Compared to the “out of the box” setup, we’ve now achieved a performance increase of over 24,650%. Obviously there’s an increase in cost as we need more servers, but that increase is just 800% for the hardware used for the benchmark.
Unlike graph 4 which quickly plateaued, we do start to see a decrease in performance as the number of concurrent requests increases. Why is that? Well, all the heavy-lifting is now being done by the front-end web server — more concurrent requests equals more work to do. However, even at 1,000 concurrent requests, we’re still able to provide a sub-millisecond average response time of just under 0.6ms.4
So, with a constant load of 50 concurrent requests we could deliver the home page 443,577,369 times a day. With a constant load of 1,000 concurrent requests, it’d be 144,322,319 times a day. To put that into real-world context, the front-end web server typically handles around 150,000 requests per day which is between 0.03% to 0.1% of it’s potential capacity (depending on the number of concurrent requests). In other words, we’ve got plenty of room to grow and to handle unexpected surges in traffic.

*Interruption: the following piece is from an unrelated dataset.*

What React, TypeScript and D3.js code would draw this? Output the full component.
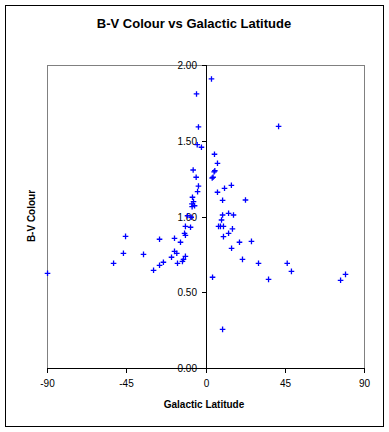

Meanwhile, with the back-end WordPress server sat idling (since static content is being pulled straight from the cache) it’s free to handle requests for dynamic content such as site searches, e-commerce functionality and page editing. In fact, we try to ensure the daily average CPU load on the WordPress servers remains under 2% so that they too can cope with any sudden surges in traffic.
- For all benchmarks, the “-k” flag was used to enable keepalive mode.
- This is a “warm cache” that is automatically refreshed on a daily basis. The cache is also refreshed when pages are edited, comments are posted, etc.
- Most WordPress site pages are suitable for caching but specific pages can be easily excluded. Whenever a page is edited, the cached version is refreshed to the latest content is always being delivered to site visitors.
- Although the benchmarks suggest the servers can easily handle over 1,000 concurrent requests, the Linux server we used for running ApacheBench had a ulimit setting of 1,024 which mean that it couldn’t open more than that number of concurrent connections.